Но такова уж ироническая натура истории: именно в этот период почти всеобщего самоотречения и отступления с постов кастовое самомнение интеллигенции достигло высшего напряжения. Никогда она не занимала так много места, и притом в самых различных лагерях: от октябризма до марксизма; никогда ею так много не занимались, и никогда сама она не занималась так много собою, как в последние годы. Никогда она не доходила до такого самоупоения, такой самовлюбленности и притязательности. Она обшарила себя с ног до головы, и решительно нет ни одного жеста, ни одной складки в душе, которые она автобиографически не запечатлела бы с самовлюбленной тщательностью. Религия – это я. Культура – это я. Прошедшее, настоящее и будущее – это я.
На этой мании величия г. Иванов-Разумник[237]

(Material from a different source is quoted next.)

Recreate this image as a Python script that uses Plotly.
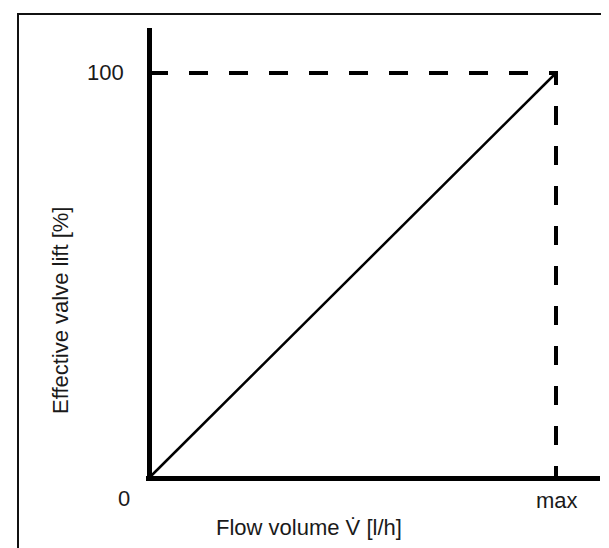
import plotly.graph_objects as go

# Data (flow volume relative to max, valve lift in %)
flow_volume = [0, 1]          # 0 .. max
valve_lift = [0, 100]         # %
guide_x = [0, 1, 1]           # dashed guide: to 100 % level, then down at max
guide_y = [100, 100, 0]
x_tick_vals = [0, 1]
x_tick_labels = ["0", "max"]
y_tick_vals = [100]
y_tick_labels = ["100"]
x_title = "Flow volume V\u0307 [l/h]"
y_title = "Effective valve lift [%]"

W, H = 609, 548
L, R, T, B = 138, 17, 20, 76
pw, ph = W - L - R, H - T - B

def px_x(p):
    return (p - L) / pw

def px_y(p):
    return (H - B - p) / ph

FONT = dict(family="Liberation Sans, Arial, Helvetica, sans-serif", size=22, color="#1a1a1a")

fig = go.Figure()
fig.add_trace(go.Scatter(x=guide_x, y=guide_y, mode="lines",
                         line=dict(color="black", width=4, dash="19px,21px"),
                         hoverinfo="skip", showlegend=False))
fig.add_trace(go.Scatter(x=flow_volume, y=valve_lift, mode="lines",
                         line=dict(color="black", width=2.5),
                         showlegend=False))

annotations = []
# y tick label
annotations.append(dict(text=y_tick_labels[0], xref="paper", x=px_x(138), yref="y", y=y_tick_vals[0],
                        xanchor="right", yanchor="middle", xshift=-20, yshift=1,
                        showarrow=False, font=FONT))
# x tick labels: "0" at the corner, "max" under the max position
annotations.append(dict(text=x_tick_labels[0], xref="x", x=x_tick_vals[0], yref="paper", y=px_y(490),
                        xanchor="center", yanchor="middle", xshift=-25,
                        showarrow=False, font=FONT))
annotations.append(dict(text=x_tick_labels[1], xref="x", x=x_tick_vals[1], yref="paper", y=px_y(492),
                        xanchor="center", yanchor="middle", xshift=1,
                        showarrow=False, font=FONT))
# axis titles
annotations.append(dict(text=x_title, xref="paper", x=px_x(301), yref="paper", y=px_y(519),
                        xanchor="center", yanchor="middle", showarrow=False, font=FONT))
annotations.append(dict(text=y_title, xref="paper", x=px_x(52), yref="paper", y=px_y(303),
                        xanchor="center", yanchor="middle", textangle=-90, showarrow=False, font=FONT))

fig.update_layout(
    width=W, height=H,
    margin=dict(l=L, r=R, t=T, b=B, pad=0),
    paper_bgcolor="white", plot_bgcolor="white",
    showlegend=False,
    annotations=annotations,
    shapes=[dict(type="rect", xref="paper", yref="paper",
                 x0=px_x(10), x1=px_x(614), y0=px_y(554), y1=px_y(6),
                 line=dict(color="#111111", width=2), fillcolor="rgba(0,0,0,0)", layer="below")],
)
fig.update_xaxes(range=[-3 / 407, (592 - 141) / 407], showgrid=False, showticklabels=False,
                 ticks="", zeroline=True, zerolinecolor="black", zerolinewidth=5,
                 showline=False, fixedrange=True)
fig.update_yaxes(range=[-2 / 4.05, (470 - 20) / 4.05], showgrid=False, showticklabels=False,
                 ticks="", zeroline=True, zerolinecolor="black", zerolinewidth=5,
                 showline=False, fixedrange=True)

fig.write_html("out.html")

построил, как известно, целую философию истории. Русская интеллигенция, как несословная, неклассовая, чисто-идейная, священным пламенем пламенеющая группа, оказывается у него главной пружиной исторического развития; она ведет великую тяжбу с «этическим мещанством», завоевывает новые духовные миры, которые частично, в розницу, ассимилируются мещанством, – она ни на чем не успокаивается и со странническим посохом в руках идет все дальше и дальше – к мирам иным. И это самодовлеющее шествие интеллигенции и образует русскую историю… по Иванову-Разумнику. А г. Мережковский обещал даже, что русская интеллигенция, заручившись религиозным догматом, спасет все пять частей света от грядущего хамства. И ему верили. Где корни этого самозванного мессианизма? Где причины поразительной живучести этого интеллигентского высокомерия? Что это: отблеск высшего призвания, или просто национальная черта – хлестаковщина[238]? Нет, это только идеологическое отражение рокового проклятия старой русской истории: каратаевщины[239]. Это только дополнение к смиренности Алеши Горшка[240].Ведь если г. Иванову-Разумнику удалось всю историю нашей общественной мысли с некоторой внешней убедительностью представить как самодовлеющую историю интеллигенции, то тут не только фальсификация истории. Разумеется, фальсификация, и притом чудовищная. Но в том-то и дело, что в этой фальсификации находит свое отражение некоторый большой и трагический факт, тяготеющий над всем развитием нашей общественности. Имя этому факту – отсталость, бедность, культурный пауперизм.
II
Что мы всесторонне бедны накопленной тысячелетней бедностью, этого нет нужды доказывать. История вытряхнула нас из своего рукава в суровых условиях и рассеяла тонким слоем по большой равнине. Никто не предлагал нам другого местожительства: пришлось тянуть лямку на отведенном участке. Азиатское нашествие – с востока, беспощадное давление более богатой Европы – с запада, поглощение государственным левиафаном чрезмерной доли народного труда, – все это не только обездоливало трудовые массы, но и иссушало источники питания господствующих классов. Отсюда медленный рост их, еле заметное отложение «культурных» наслоений над целиною социального варварства. Гнет дворянства и клерикализма русский народ чувствовал на себе никак не менее тяжко, чем народы Запада. Но того сложного и законченного быта, который вырастал в Европе на основе сословного господства, готических кружев феодализма, этого у нас не вышло, ибо не хватило жизненных материалов – просто не по карману пришлось. Мы – нация бедная. Тысячу лет жили в низеньком бревенчатом здании, где щели мохом законопачены, – ко двору ли тут мечтать о стрельчатых арках и готических вышках?
Какое жалкое, историей обделенное дворянство наше! Где его замки? Где его турниры? Крестовые походы, оруженосцы, менестрели, пажи? Любовь рыцарская? Ничего нет, хоть шаром покати. Вот разве только, что обидевшиеся из-за места Мстиславские и Трубецкие спускались под стол… Только на это и хватало сословно-рыцарской чести.
Наша дворянская бюрократия отражала на себе всю историческую мизерию нашего дворянства. Где ее великие силы и имена? На самых вершинах своих она не шла дальше третьестепенных подражаний – под герцога Альбу[241]
, под Кольбера[242], Тюрго[243], Меттерниха, под Бисмарка[244].